■ Material provided:
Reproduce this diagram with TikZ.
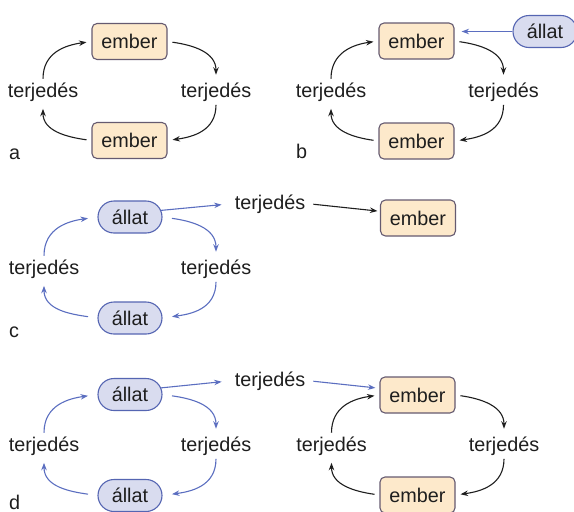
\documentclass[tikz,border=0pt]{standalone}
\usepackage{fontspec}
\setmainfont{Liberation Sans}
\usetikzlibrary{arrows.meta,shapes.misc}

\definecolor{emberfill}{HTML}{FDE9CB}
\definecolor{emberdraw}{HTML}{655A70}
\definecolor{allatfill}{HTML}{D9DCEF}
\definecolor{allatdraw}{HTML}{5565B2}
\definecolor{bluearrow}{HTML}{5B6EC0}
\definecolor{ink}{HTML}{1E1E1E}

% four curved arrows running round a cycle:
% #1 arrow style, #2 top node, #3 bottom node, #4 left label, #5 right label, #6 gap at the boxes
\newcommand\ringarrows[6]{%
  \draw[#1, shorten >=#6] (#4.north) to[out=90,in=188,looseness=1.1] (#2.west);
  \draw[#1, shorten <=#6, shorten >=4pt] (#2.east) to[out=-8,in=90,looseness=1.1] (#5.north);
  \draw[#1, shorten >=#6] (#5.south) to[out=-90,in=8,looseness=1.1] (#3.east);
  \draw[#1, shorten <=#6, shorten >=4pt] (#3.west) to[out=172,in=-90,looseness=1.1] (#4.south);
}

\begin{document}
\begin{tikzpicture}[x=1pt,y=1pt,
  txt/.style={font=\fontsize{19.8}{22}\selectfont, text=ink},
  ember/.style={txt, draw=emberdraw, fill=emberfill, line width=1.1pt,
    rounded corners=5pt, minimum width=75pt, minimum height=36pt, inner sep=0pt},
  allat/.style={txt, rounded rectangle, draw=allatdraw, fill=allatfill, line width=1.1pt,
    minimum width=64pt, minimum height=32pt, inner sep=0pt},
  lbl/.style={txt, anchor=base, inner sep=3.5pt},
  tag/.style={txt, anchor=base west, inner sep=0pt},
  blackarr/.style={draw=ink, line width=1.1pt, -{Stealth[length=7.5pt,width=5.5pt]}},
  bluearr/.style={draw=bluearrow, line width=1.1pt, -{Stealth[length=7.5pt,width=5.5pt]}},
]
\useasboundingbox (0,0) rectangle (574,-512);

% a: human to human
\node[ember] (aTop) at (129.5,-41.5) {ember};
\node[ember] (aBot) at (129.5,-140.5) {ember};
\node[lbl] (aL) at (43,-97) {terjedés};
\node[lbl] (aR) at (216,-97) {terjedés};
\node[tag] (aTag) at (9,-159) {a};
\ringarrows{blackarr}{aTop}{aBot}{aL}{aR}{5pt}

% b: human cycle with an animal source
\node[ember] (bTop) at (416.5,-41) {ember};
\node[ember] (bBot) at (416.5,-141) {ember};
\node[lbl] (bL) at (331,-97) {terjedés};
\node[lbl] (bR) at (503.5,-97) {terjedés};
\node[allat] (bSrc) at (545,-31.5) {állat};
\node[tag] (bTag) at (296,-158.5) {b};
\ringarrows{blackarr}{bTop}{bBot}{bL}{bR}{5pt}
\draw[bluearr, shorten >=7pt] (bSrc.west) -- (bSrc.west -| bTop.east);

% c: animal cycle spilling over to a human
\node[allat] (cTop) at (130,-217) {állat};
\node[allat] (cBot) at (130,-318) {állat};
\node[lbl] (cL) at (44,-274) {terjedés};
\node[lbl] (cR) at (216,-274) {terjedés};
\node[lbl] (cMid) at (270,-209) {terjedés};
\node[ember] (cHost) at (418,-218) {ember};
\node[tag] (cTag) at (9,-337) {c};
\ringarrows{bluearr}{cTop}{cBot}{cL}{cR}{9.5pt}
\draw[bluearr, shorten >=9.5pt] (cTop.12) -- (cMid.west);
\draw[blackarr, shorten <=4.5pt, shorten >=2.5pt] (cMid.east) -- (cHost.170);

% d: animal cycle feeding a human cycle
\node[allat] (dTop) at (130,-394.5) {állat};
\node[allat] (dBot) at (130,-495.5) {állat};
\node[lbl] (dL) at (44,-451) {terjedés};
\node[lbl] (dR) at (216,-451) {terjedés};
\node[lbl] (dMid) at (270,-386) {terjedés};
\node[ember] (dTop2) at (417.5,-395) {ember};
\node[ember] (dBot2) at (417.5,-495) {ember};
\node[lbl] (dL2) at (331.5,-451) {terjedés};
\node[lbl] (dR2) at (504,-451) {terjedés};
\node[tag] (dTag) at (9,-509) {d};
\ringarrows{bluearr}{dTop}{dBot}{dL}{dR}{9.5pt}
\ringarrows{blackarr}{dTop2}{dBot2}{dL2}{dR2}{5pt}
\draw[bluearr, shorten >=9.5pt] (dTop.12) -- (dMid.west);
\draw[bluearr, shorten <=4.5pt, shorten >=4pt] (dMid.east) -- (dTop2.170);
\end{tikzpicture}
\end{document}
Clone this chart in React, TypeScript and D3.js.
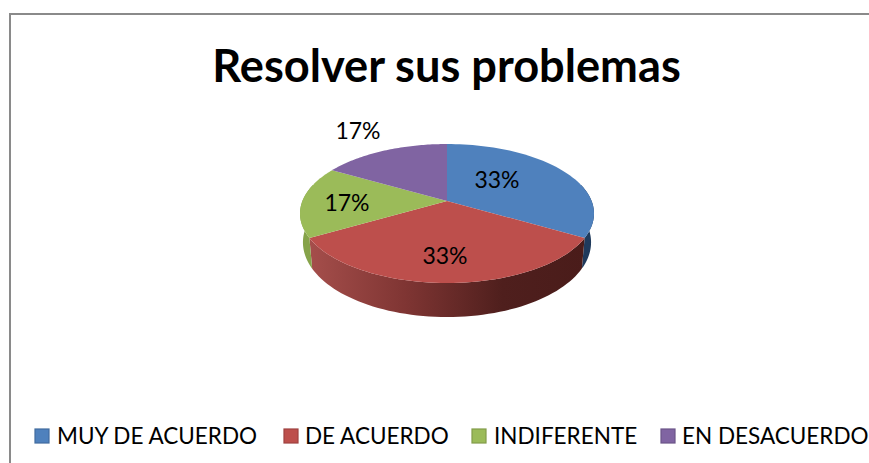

■ The request:
Report only how many lines in the entries contain "this".

■ Task result:
2